Use descriptive hostnames for your mail servers rather than generic names. This makes troubleshooting easier and helps receiving servers build trust through consistent branding. Ensure that the A records for your MX hostnames resolve correctly from multiple geographic locations.

Before making any MX changes, lower the TTL on your existing records to 300 seconds or less. This accelerates propagation and reduces the window during which some resolvers might cache the old configuration. After confirming the new setup is stable, you can raise the TTL back to a normal value.

Monitor your MX records with automated alerts if your DNS provider supports them. Unexpected changes could indicate a compromised account or unauthorized access.
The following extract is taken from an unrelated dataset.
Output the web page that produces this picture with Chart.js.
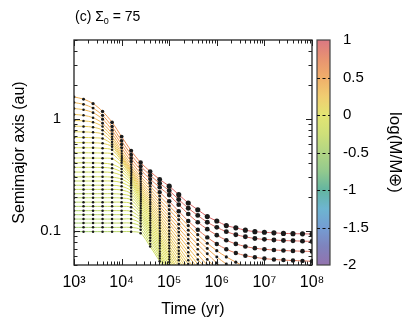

Catching these early prevents email interception, data loss, and reputational damage.

Frequently Asked Questions

Below are answers to the most common questions we receive about MX records, priorities, and troubleshooting email routing issues.

Server room representing mail exchange infrastructure
Reliable mail server infrastructure depends on correctly configured MX records

What is an MX record and what does it do?

An MX (Mail Exchange) record is a DNS record that tells sending mail servers where to deliver emails addressed to your domain. It specifies the hostname of the mail server that accepts incoming messages, along with a priority value that determines the order in which multiple servers should be tried.

Why are MX records essential for my domain?

Without MX records, there is no designated destination for emails sent to your domain. Sending servers would have no choice but to bounce the messages back to the sender. MX records are therefore fundamental to receiving any email at all, from customer inquiries and support tickets to personal correspondence and automated alerts.

How do MX record priorities work?

MX records include a priority number where lower values mean higher priority. A server with priority 10 is tried before a server with priority 20. If the highest-priority server is unreachable, the sending server automatically falls back to the next one. This failover mechanism is what makes email resilient against individual server outages.

What happens if my domain has no MX records?

If no MX records exist, RFC-compliant mail servers may attempt to deliver email to the IP address defined by the domain's A record. However, many modern servers simply reject or bounce the message if no MX records are found. Either way, the result is unreliable at best and a complete delivery failure at worst.

How do I fix MX record issues?

MX record issues are corrected through your DNS provider or domain registrar. Log in to your DNS management console, locate the MX record section, and add or edit records to point to the correct mail server hostnames with appropriate priorities. After saving, use this MX checker to confirm the changes have propagated. Most updates are visible globally within minutes, though some DNS providers may take longer.